--- Do this ---
Leaving the pictures out, print the lines from the first line of the listing through the line containing "import pandas as pd", exactly as they read, and no others.

[START OF Information provided]

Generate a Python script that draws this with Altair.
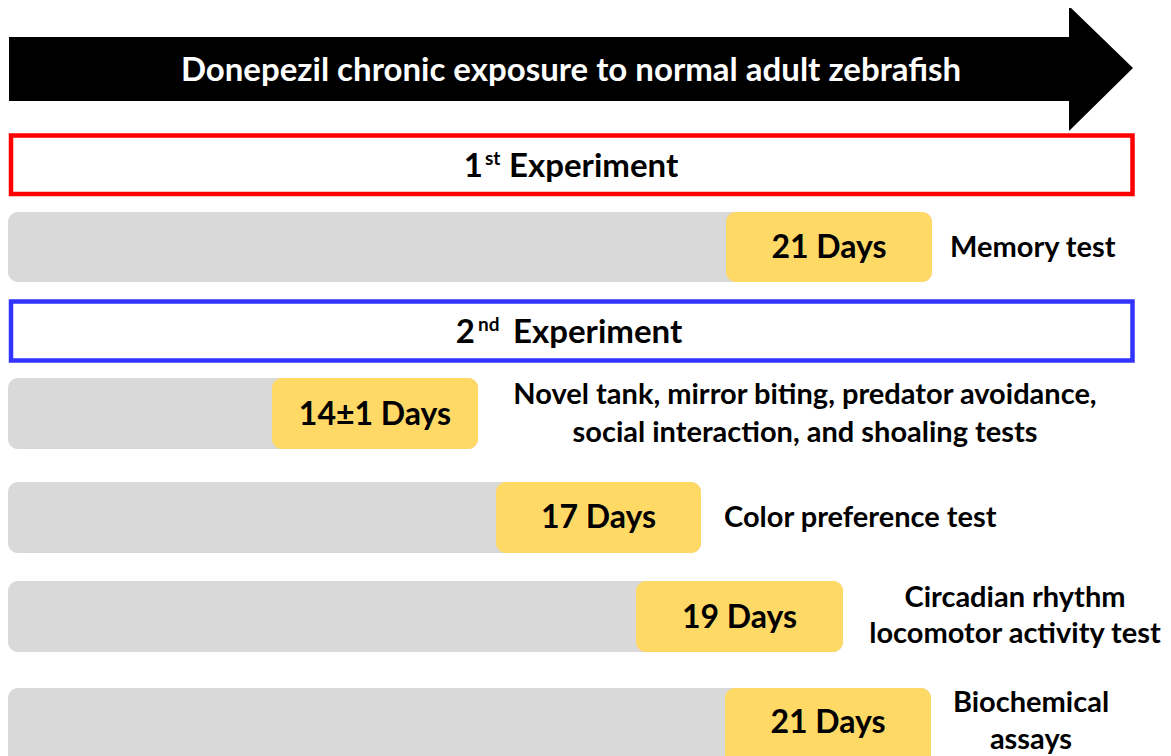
import altair as alt
import pandas as pd

# ---------------- content ----------------
title_text = "Donepezil chronic exposure to normal adult zebrafish"
exp_numbers = ["1", "2"]
exp_suffixes = ["st", "nd"]
exp_word = "Experiment"
day_labels = ["21 Days", "14±1 Days", "17 Days", "19 Days", "21 Days"]
test_lines = [
    ["Memory test"],
    ["Novel tank, mirror biting, predator avoidance,", "social interaction, and shoaling tests"],
    ["Color preference test"],
    ["Circadian rhythm", "locomotor activity test"],
    ["Biochemical", "assays"],
]

# ---------------- layout (pixel geometry of the diagram) ----------------
W, H = 1155, 748
X0, Y0 = 8, 8
bar_left = 8
bar_top = [212, 378, 482, 581, 688]
bar_bottom = [282, 449, 553, 652, 770]
yellow_left = [726, 272, 496, 636, 725]
yellow_right = [932, 478, 701, 843, 931]
day_baseline = [258, 425, 528, 628, 733]
test_pos = [
    [(950, 257, "left")],
    [(805, 404, "center"), (805, 442, "center")],
    [(724, 527, "left")],
    [(1015, 607, "center"), (1015, 643, "center")],
    [(1031, 712, "center"), (1031, 749, "center")],
]
box_x = (11, 1132.5)
box_y = [(135.5, 194), (301.5, 360.5)]
box_colors = ["#FF0000", "#3333FF"]
exp_pos = [  # number right edge, suffix left, word left, baseline, sup baseline
    (483, 485, 509, 177, 165),
    (475, 478, 513, 343, 331),
]

FONT = "Lato"
TITLE_SIZE = 33
EXP_SIZE = 33
SUP_SIZE = 19
DAY_SIZE = 32
DESC_SIZE = 29

xs = alt.Scale(domain=[X0, X0 + W], nice=False, zero=False)
ys = alt.Scale(domain=[Y0, Y0 + H], nice=False, zero=False, reverse=True)


def X(f="x"):
    return alt.X(f"{f}:Q", scale=xs, axis=None)


def Y(f="y"):
    return alt.Y(f"{f}:Q", scale=ys, axis=None)


layers = []

# arrow body + head
arrow_body = pd.DataFrame({"x": [9], "x2": [1070], "y": [37], "y2": [101]})
layers.append(
    alt.Chart(arrow_body).mark_rect(color="black").encode(
        x=X(), x2="x2:Q", y=Y(), y2="y2:Q")
)
arrow_head = pd.DataFrame({"x": [1069, 1133], "y": [6, 68], "y2": [131, 68]})
layers.append(
    alt.Chart(arrow_head).mark_area(color="black", orient="vertical").encode(
        x=X(), y=Y(), y2="y2:Q")
)
layers.append(
    alt.Chart(pd.DataFrame({"x": [571], "y": [81], "t": [title_text]}))
    .mark_text(font=FONT, fontWeight="bold", fontSize=TITLE_SIZE, color="white",
               align="center", baseline="alphabetic")
    .encode(x=X(), y=Y(), text="t:N")
)

# experiment boxes
for (y1, y2), col in zip(box_y, box_colors):
    df = pd.DataFrame({"x": [box_x[0]], "x2": [box_x[1]], "y": [y1], "y2": [y2]})
    layers.append(
        alt.Chart(df).mark_rect(fill="white", fillOpacity=0, stroke=col, strokeWidth=4.5)
        .encode(x=X(), x2="x2:Q", y=Y(), y2="y2:Q")
    )

for num, suf, (xr, xs_, xw, bl, sbl) in zip(exp_numbers, exp_suffixes, exp_pos):
    layers.append(
        alt.Chart(pd.DataFrame({"x": [xr], "y": [bl], "t": [num]}))
        .mark_text(font=FONT, fontWeight="bold", fontSize=EXP_SIZE, color="black",
                   align="right", baseline="alphabetic")
        .encode(x=X(), y=Y(), text="t:N")
    )
    layers.append(
        alt.Chart(pd.DataFrame({"x": [xs_], "y": [sbl], "t": [suf]}))
        .mark_text(font=FONT, fontWeight="bold", fontSize=SUP_SIZE, color="black",
                   align="left", baseline="alphabetic")
        .encode(x=X(), y=Y(), text="t:N")
    )
    layers.append(
        alt.Chart(pd.DataFrame({"x": [xw], "y": [bl], "t": [exp_word]}))
        .mark_text(font=FONT, fontWeight="bold", fontSize=EXP_SIZE, color="black",
                   align="left", baseline="alphabetic")
        .encode(x=X(), y=Y(), text="t:N")
    )

# gray tracks and yellow day blocks
gray = pd.DataFrame({"x": [bar_left] * 5, "x2": yellow_right, "y": bar_top, "y2": bar_bottom})
layers.append(
    alt.Chart(gray).mark_rect(color="#D9D9D9", cornerRadius=10)
    .encode(x=X(), x2="x2:Q", y=Y(), y2="y2:Q")
)
yellow = pd.DataFrame({"x": yellow_left, "x2": yellow_right, "y": bar_top, "y2": bar_bottom})
layers.append(
    alt.Chart(yellow).mark_rect(color="#FFD966", cornerRadius=10)
    .encode(x=X(), x2="x2:Q", y=Y(), y2="y2:Q")
)
days = pd.DataFrame({
    "x": [(a + b) / 2 for a, b in zip(yellow_left, yellow_right)],
    "y": day_baseline,
    "t": day_labels,
})
layers.append(
    alt.Chart(days).mark_text(font=FONT, fontWeight="bold", fontSize=DAY_SIZE, color="black",
                              align="center", baseline="alphabetic")
    .encode(x=X(), y=Y(), text="t:N")
)

# test descriptions
rows = {"left": [], "center": []}
for lines, poss in zip(test_lines, test_pos):
    for line, (x, y, al) in zip(lines, poss):
        rows[al].append({"x": x, "y": y, "t": line})
for al, recs in rows.items():
    layers.append(
        alt.Chart(pd.DataFrame(recs)).mark_text(font=FONT, fontWeight="bold", fontSize=DESC_SIZE,
                                                color="black", align=al, baseline="alphabetic")
        .encode(x=X(), y=Y(), text="t:N")
    )

chart = alt.layer(*layers).properties(
    width=W, height=H, padding=0, autosize=alt.AutoSizeParams(type="none"),
    background="white",
).configure_view(stroke=None)

chart.save("out.html", embed_options={"renderer": "svg", "actions": False})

[END OF Information provided]

--- Answer to the task ---
Generate a Python script that draws this with Altair.
import altair as alt
import pandas as pd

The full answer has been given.